Rows from a dataset of charts and code
--- BEGIN ---

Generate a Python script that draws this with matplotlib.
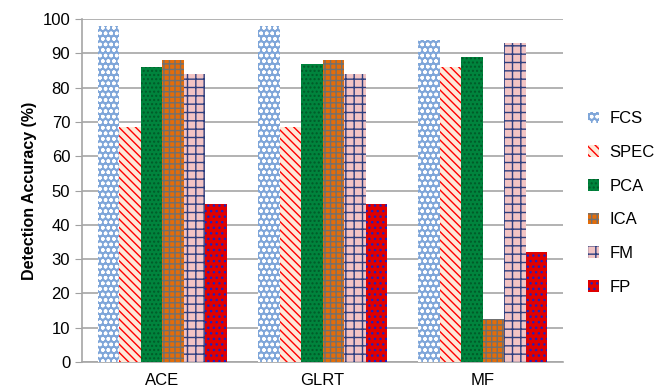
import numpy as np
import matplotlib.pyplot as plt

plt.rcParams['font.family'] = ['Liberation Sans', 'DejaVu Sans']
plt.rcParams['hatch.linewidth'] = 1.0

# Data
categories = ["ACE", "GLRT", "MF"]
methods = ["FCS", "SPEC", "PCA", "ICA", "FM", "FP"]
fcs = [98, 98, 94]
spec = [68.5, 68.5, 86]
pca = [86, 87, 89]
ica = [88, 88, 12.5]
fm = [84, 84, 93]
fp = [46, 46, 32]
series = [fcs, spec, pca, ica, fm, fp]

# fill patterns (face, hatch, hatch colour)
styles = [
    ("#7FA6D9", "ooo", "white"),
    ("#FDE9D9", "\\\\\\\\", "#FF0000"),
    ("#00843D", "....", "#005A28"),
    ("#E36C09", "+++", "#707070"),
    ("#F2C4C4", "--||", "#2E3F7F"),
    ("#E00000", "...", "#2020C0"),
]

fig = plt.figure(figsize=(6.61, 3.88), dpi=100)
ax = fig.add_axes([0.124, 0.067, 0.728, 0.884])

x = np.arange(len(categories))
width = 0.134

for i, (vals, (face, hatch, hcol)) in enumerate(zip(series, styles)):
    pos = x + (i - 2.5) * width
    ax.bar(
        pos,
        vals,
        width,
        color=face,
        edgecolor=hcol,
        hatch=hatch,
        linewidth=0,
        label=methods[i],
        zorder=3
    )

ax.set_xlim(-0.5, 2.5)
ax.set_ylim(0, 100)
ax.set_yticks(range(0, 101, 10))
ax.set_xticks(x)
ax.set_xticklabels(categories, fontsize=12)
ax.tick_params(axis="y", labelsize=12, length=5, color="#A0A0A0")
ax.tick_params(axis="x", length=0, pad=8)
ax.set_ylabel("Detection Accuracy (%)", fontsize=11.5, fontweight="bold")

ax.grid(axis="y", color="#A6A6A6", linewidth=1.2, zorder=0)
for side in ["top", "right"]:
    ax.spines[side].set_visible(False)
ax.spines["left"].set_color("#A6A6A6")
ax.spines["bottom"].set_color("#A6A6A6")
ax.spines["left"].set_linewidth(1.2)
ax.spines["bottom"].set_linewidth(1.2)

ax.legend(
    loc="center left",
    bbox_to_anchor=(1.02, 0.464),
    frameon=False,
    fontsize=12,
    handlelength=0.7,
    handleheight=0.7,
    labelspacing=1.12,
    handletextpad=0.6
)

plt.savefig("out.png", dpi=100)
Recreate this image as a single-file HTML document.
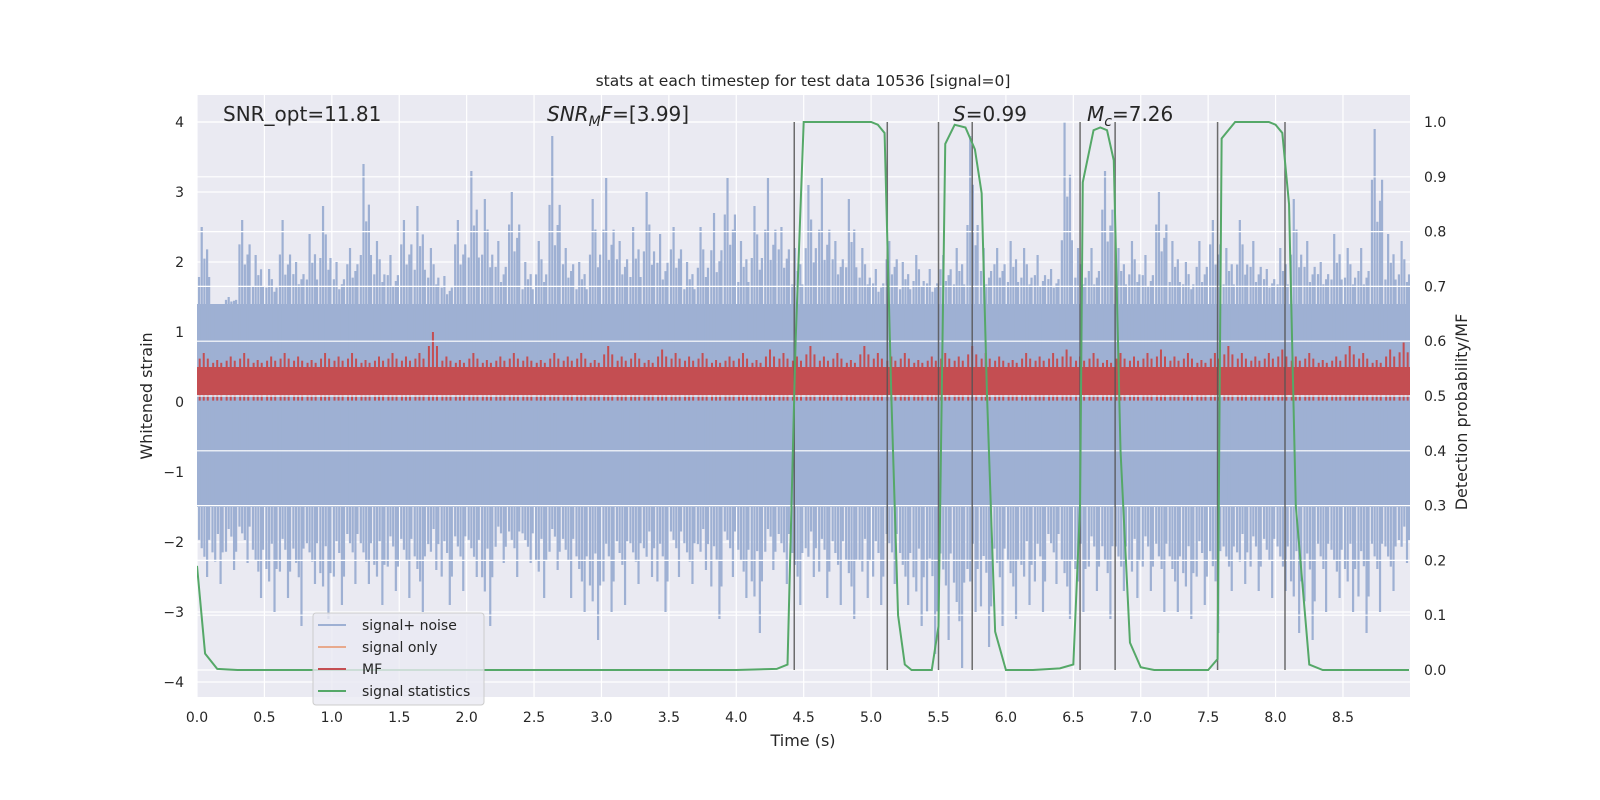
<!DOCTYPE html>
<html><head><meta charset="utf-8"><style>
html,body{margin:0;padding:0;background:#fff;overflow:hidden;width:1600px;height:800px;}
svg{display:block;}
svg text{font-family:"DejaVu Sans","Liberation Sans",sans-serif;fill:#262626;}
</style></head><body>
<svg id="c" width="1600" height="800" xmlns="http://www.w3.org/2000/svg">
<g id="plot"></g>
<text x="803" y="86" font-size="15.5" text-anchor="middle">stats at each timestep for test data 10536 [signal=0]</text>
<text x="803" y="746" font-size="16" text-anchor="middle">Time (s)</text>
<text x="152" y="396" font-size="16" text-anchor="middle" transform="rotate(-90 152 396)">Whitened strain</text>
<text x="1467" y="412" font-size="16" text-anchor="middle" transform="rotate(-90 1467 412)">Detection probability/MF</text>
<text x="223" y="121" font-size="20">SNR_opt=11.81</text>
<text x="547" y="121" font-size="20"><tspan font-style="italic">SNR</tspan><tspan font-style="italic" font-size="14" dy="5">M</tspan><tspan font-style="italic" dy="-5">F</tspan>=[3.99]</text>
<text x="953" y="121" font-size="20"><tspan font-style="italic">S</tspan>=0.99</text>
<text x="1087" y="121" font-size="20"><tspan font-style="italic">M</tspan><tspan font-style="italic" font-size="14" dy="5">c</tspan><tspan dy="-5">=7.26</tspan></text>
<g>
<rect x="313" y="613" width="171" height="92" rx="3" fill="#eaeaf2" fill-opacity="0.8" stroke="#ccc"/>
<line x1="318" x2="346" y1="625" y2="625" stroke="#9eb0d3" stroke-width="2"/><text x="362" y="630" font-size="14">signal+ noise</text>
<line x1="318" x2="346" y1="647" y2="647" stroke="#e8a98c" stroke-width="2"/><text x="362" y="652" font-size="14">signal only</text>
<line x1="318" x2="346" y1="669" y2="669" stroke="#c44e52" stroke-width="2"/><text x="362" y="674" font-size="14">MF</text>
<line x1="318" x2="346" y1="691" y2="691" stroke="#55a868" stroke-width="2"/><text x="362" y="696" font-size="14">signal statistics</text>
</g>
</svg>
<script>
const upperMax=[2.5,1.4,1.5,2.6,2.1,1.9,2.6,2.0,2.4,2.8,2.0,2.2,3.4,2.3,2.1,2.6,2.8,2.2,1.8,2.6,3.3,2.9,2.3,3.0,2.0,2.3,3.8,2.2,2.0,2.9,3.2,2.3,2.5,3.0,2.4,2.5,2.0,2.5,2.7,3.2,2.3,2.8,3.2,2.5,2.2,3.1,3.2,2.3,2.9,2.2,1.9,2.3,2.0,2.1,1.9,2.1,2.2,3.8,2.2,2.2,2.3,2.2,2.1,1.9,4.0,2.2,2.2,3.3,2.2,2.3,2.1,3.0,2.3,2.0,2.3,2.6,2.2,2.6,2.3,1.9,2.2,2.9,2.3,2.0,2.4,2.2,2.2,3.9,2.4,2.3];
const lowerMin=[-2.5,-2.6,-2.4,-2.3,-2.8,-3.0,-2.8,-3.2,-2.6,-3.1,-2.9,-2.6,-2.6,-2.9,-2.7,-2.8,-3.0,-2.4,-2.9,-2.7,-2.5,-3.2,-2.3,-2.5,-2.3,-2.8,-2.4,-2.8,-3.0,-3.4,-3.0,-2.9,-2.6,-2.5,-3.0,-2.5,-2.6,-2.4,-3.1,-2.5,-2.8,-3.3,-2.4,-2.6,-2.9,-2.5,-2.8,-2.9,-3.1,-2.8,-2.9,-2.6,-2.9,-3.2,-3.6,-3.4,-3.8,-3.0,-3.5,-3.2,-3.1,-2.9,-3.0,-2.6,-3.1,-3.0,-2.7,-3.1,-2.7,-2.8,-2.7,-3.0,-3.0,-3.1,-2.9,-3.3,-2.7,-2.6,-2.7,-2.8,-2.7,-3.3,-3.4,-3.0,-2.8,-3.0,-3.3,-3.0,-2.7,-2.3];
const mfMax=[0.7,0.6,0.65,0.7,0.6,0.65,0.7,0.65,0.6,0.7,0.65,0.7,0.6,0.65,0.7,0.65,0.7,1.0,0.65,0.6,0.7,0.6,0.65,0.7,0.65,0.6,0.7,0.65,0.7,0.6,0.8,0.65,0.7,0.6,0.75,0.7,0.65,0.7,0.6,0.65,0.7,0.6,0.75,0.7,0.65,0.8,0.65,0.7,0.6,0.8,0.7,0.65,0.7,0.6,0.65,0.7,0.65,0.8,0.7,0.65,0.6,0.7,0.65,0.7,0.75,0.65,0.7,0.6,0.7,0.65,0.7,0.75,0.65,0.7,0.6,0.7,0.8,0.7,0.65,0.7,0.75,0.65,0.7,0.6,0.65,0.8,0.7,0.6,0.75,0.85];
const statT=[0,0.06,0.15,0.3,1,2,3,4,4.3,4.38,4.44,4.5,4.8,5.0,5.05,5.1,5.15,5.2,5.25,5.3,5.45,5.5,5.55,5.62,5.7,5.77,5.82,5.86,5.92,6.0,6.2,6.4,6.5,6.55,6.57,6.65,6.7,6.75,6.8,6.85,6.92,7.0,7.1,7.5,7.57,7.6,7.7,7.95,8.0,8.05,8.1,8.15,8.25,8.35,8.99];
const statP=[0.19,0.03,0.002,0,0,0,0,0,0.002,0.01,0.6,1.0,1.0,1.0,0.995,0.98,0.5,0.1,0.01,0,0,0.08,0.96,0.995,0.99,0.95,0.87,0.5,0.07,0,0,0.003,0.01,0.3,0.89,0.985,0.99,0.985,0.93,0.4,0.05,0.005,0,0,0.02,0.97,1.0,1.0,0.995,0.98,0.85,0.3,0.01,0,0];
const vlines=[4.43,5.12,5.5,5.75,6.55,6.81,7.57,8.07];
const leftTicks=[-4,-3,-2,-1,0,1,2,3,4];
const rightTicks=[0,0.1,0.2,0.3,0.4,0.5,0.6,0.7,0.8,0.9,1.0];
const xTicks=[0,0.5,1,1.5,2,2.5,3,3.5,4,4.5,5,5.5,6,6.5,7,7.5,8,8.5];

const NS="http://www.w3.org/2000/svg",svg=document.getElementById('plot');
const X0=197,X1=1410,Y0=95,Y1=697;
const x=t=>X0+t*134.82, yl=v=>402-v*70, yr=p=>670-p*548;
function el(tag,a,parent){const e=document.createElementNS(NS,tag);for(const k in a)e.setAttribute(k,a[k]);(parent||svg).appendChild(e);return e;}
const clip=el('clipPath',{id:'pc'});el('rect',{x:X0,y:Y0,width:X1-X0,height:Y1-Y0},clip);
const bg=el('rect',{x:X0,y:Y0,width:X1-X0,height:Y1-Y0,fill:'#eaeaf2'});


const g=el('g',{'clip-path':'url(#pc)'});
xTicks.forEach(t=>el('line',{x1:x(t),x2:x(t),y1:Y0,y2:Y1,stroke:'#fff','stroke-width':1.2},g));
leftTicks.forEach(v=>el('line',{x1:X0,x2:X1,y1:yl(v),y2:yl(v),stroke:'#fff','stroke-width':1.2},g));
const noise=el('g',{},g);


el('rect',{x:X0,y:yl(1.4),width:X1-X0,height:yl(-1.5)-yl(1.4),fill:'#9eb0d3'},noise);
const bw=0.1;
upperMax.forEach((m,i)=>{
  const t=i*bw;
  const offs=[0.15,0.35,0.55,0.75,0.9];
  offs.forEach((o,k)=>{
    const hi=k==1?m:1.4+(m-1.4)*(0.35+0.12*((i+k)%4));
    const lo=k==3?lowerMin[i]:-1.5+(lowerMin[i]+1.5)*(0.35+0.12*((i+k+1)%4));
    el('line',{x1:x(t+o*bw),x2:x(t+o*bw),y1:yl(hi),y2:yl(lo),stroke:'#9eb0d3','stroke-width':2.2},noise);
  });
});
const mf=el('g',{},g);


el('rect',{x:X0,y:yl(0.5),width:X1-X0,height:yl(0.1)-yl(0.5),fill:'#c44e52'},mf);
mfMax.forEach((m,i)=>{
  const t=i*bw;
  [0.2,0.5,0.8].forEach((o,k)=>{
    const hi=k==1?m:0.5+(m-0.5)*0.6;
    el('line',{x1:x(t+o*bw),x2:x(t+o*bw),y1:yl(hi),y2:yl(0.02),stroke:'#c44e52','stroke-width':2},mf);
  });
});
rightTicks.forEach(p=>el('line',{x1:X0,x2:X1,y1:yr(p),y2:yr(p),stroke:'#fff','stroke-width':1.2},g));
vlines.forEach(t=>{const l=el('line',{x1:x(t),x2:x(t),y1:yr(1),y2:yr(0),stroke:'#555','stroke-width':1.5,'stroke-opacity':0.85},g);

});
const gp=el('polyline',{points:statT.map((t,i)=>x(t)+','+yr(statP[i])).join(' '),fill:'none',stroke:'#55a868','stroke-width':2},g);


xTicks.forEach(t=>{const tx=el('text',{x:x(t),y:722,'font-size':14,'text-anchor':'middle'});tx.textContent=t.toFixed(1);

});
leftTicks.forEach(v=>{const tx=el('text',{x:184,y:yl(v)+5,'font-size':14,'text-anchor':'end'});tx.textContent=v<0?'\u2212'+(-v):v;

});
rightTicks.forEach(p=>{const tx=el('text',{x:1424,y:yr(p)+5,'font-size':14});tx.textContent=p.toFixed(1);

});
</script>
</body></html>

--- END ---

**Instructions to follow:**
Only the lines from the start of the records to the line with "width = 0.134" belong in the copy. Print them exactly, minus pictures.

**Exercise answer:**
Generate a Python script that draws this with matplotlib.
import numpy as np
import matplotlib.pyplot as plt

plt.rcParams['font.family'] = ['Liberation Sans', 'DejaVu Sans']
plt.rcParams['hatch.linewidth'] = 1.0

# Data
categories = ["ACE", "GLRT", "MF"]
methods = ["FCS", "SPEC", "PCA", "ICA", "FM", "FP"]
fcs = [98, 98, 94]
spec = [68.5, 68.5, 86]
pca = [86, 87, 89]
ica = [88, 88, 12.5]
fm = [84, 84, 93]
fp = [46, 46, 32]
series = [fcs, spec, pca, ica, fm, fp]

# fill patterns (face, hatch, hatch colour)
styles = [
    ("#7FA6D9", "ooo", "white"),
    ("#FDE9D9", "\\\\\\\\", "#FF0000"),
    ("#00843D", "....", "#005A28"),
    ("#E36C09", "+++", "#707070"),
    ("#F2C4C4", "--||", "#2E3F7F"),
    ("#E00000", "...", "#2020C0"),
]

fig = plt.figure(figsize=(6.61, 3.88), dpi=100)
ax = fig.add_axes([0.124, 0.067, 0.728, 0.884])

x = np.arange(len(categories))
width = 0.134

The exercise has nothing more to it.